9. Take each mistake or failure as an opportunity to learn and improve yourself.

10. Life and love may not turn out to be exactly as you pictured, but it’s not necessarily a bad thing. Be open to possibilities.

11. Nurture any passions you have or think you might have because they build your character and make you who you are.

Simple pleasures can make a big impact.

Simple pleasures can make a big impact.

12. Live in the moment. Appreciate things as they happen because it may be your one and only chance to experience it. Show gratitude for even the smallest things because simple pleasures often make the biggest impact.

13. Know your own boundaries and don’t be afraid to draw lines if you need to. Others should have the decency to respect them. You’re allowed to say no and to speak up for yourself.

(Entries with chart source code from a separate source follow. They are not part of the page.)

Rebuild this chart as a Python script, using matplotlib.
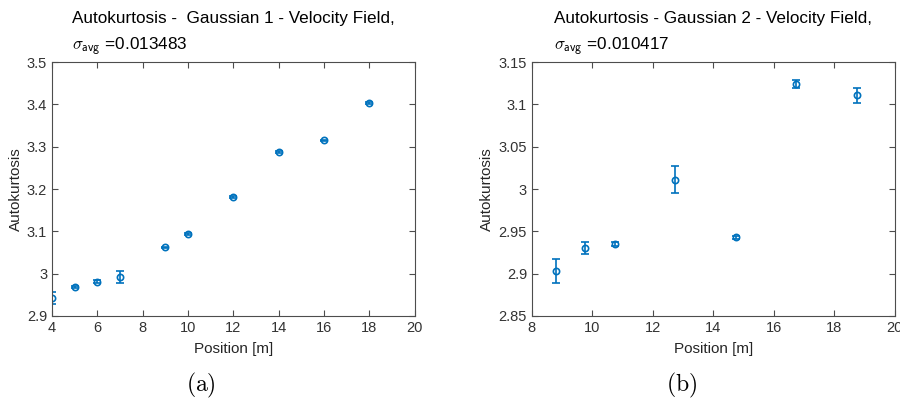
import numpy as np
import matplotlib.pyplot as plt

plt.rcParams['font.family'] = ['Liberation Sans', 'DejaVu Sans']
plt.rcParams['mathtext.fontset'] = 'cm'

# panel (a)
pos_a = [4, 5, 6, 7, 9, 10, 12, 14, 16, 18]
kurt_a = [2.943, 2.969, 2.981, 2.992, 3.062, 3.094, 3.182, 3.287, 3.315, 3.404]
err_a = [0.014, 0.003, 0.003, 0.014, 0.002, 0.002, 0.002, 0.002, 0.002, 0.002]
xticks_a = [4, 6, 8, 10, 12, 14, 16, 18, 20]
yticks_a = [2.9, 3.0, 3.1, 3.2, 3.3, 3.4, 3.5]
ylabels_a = ['2.9', '3', '3.1', '3.2', '3.3', '3.4', '3.5']

# panel (b)
pos_b = [8.8, 9.75, 10.75, 12.75, 14.75, 16.75, 18.75]
kurt_b = [2.903, 2.930, 2.935, 3.011, 2.943, 3.124, 3.111]
err_b = [0.014, 0.007, 0.002, 0.016, 0.002, 0.005, 0.009]
xticks_b = [8, 10, 12, 14, 16, 18, 20]
yticks_b = [2.85, 2.9, 2.95, 3.0, 3.05, 3.1, 3.15]
ylabels_b = ['2.85', '2.9', '2.95', '3', '3.05', '3.1', '3.15']

blue = '#0072BD'
grey = '#4d4d4d'

fig = plt.figure(figsize=(9, 4.01), dpi=100)
ax1 = fig.add_axes([0.0578, 0.212, 0.403, 0.633])
ax2 = fig.add_axes([0.591, 0.212, 0.403, 0.633])

panels = [
    (ax1, pos_a, kurt_a, err_a, (4, 20), (2.9, 3.5), xticks_a, yticks_a, ylabels_a,
     'Autokurtosis -  Gaussian 1 - Velocity Field,\n$\\sigma_{\\mathsf{avg}}$ =0.013483', '(a)', 201),
    (ax2, pos_b, kurt_b, err_b, (8, 20), (2.85, 3.15), xticks_b, yticks_b, ylabels_b,
     'Autokurtosis - Gaussian 2 - Velocity Field,\n$\\sigma_{\\mathsf{avg}}$ =0.010417', '(b)', 682),
]

for ax, x, y, e, xl, yl, xt, yt, ytl, title, cap, capx in panels:
    ax.errorbar(x, y, yerr=e, fmt='o', color=blue, mfc='none', ms=4.5,
                mew=1.2, elinewidth=1.2, capsize=3, capthick=1.2)
    ax.set_xlim(*xl)
    ax.set_ylim(*yl)
    ax.set_xticks(xt)
    ax.set_yticks(yt)
    ax.set_yticklabels(ytl)
    ax.tick_params(direction='in', top=True, right=True, labelsize=10.5,
                   colors=grey, labelcolor='#333333', length=4, width=0.8)
    for s in ax.spines.values():
        s.set_color(grey)
        s.set_linewidth(0.8)
    ax.set_xlabel('Position [m]', fontsize=11, color='#262626', labelpad=5)
    ax.set_ylabel('Autokurtosis', fontsize=11, color='#262626', labelpad=3)
    ax.set_title(title, fontsize=12.3, multialignment='left', pad=9,
                 linespacing=1.6)
    # caption under each panel
    fig.text(capx / 900, 1 - 385 / 401, '$\\mathrm{' + cap + '}$',
             ha='center', va='center', fontsize=17)

fig.savefig('out.png', dpi=100)
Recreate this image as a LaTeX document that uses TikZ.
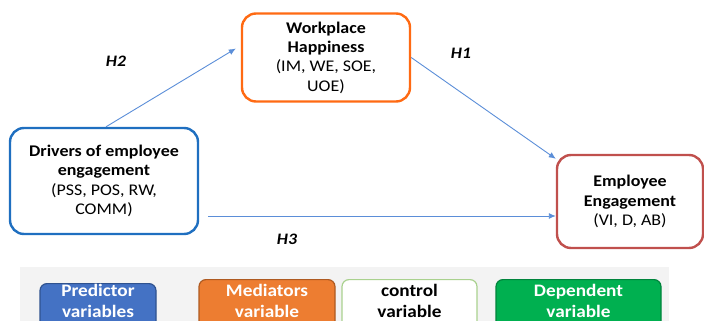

14. Your worries really can be put in a box and forgotten about until you wish to bring them out again. This one probably requires a little bit of explaining. One of the practices we were tasked with doing one week was to select a box, decorate it and then fill it with all of your worries. When you were done, you literally sealed them away. It made me realize that life can be overwhelming. We’re often trying to deal with multiple things at once. Yet, sometimes, it’s best to deal with difficult situations one at a time. It’s kind of a daunting thought, but if something isn’t solved right away, it’ll always be there later. For me, when I put my stresses on paper and then tucked them into my wisdom box, I felt so much lighter, and, truthfully, since I did that, I haven’t really dwelt as much on each and every thing that had been weighing me down.

15. There’s no point in having regrets about the past. You can’t change the past (unless you have a time machine). Just be sure to do the things you want to do now (as long as it’s feasible for you), so you don’t have any regrets in the future.

16. There are things I’d love to change about myself physically. However, it’ll either take a lot of time or it’s simply not going to happen (save for a body swap), so know that nobody has a truly perfect body (not even supermodels). You can be thankful for every inch of yourself for some reason or another. Ex. I wish my legs were longer and a lot slimmer, but, hey, I have legs and they give me the ability to walk. Win!

17. Cultivate solitude. You need to know who you are by yourself to know who you are when you’re with others. Read my post about being alone, but not lonely here.

18. Take some risks. Be a “yes” person.

Writing this post is my version of a personal risk. I probably would have been embarrassed to tell people about something like this in the past, but, nowadays, I believe that sharing is caring. I hope these words may inspire some of you or help you on your journeys in life and love. All the best!